High-Security Challenges
Change management and change control are always challenges. Whether the environment is development, testing, integration or operations and maintenance, success requires knowing what changes happened when and why. In situations where security is critical, where privacy is paramount and the risk is great, sound change management becomes crucial.
High-security environments have higher risks as a matter of course. Extra care should be taken to ensure that changes required by the discovery of one vulnerability or flaw do not introduce additional problems. Conversely, a change must happen promptly if the reason for the change is a patch for a security vulnerability and there is no other means of eliminating that vulnerability besides patching. Security constraints may be violated by changes--therefore changes in a secure system require additional auditing and validation. Ensuring new problems are not created by the change is important always, but especially so where security is high.
Need to Know
It is even more important that because of either secrecy or limited access, configuration changes do not bypass defined change control policies. While in any sound change management structure only the approved changes should be implemented, this is even more critical when security is high. In highly secure situations additional steps or stages for approval may be required for changes. Checking, logging, recording the changes made and reporting those changes to the appropriate parties is always important, but is extremely important in high-security situations. Incorrect information about system state, configuration or other aspects of changes can bring about even bigger problems.
Other Considerations
When data must remain private due to regulations such as HIPAA, additional examination or audit steps should be taken during the change process. For systems that deal with financial data, we should ask: Can notification of a change or documentation of the change be a vulnerability or a risk?
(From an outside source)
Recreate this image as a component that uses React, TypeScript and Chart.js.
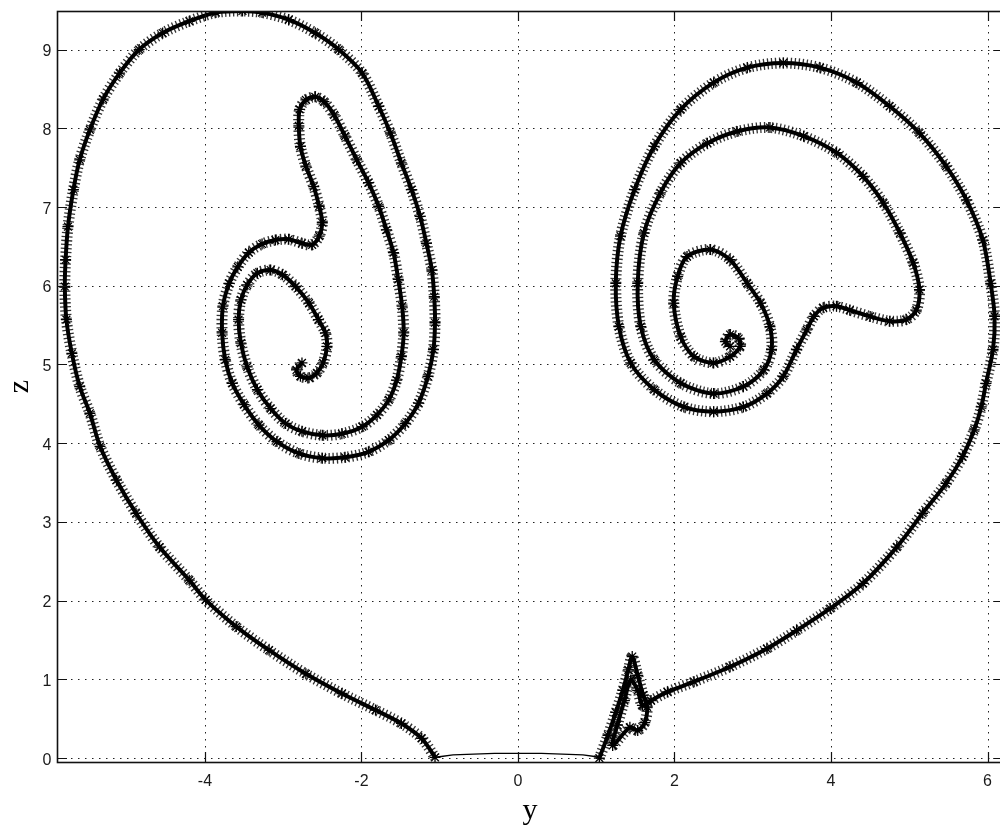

It may seem like an unlikely case, but consider that you wouldn't want to inform burglars when the security system is going down for maintenance. A certain level of privilege or access may be important to even see or access change management proposals, decisions and related documentation. Printed material disposal such as shredding is important for change control hard copy in a secure system or environment.
Conclusions
Sound Change Management plans & practices, when followed properly and consistently, work well in any security environment. Just because changes are urgent, critical, mandated, even just routine, do not ignore the proper policies, procedures, and processes specific to your high-security environment.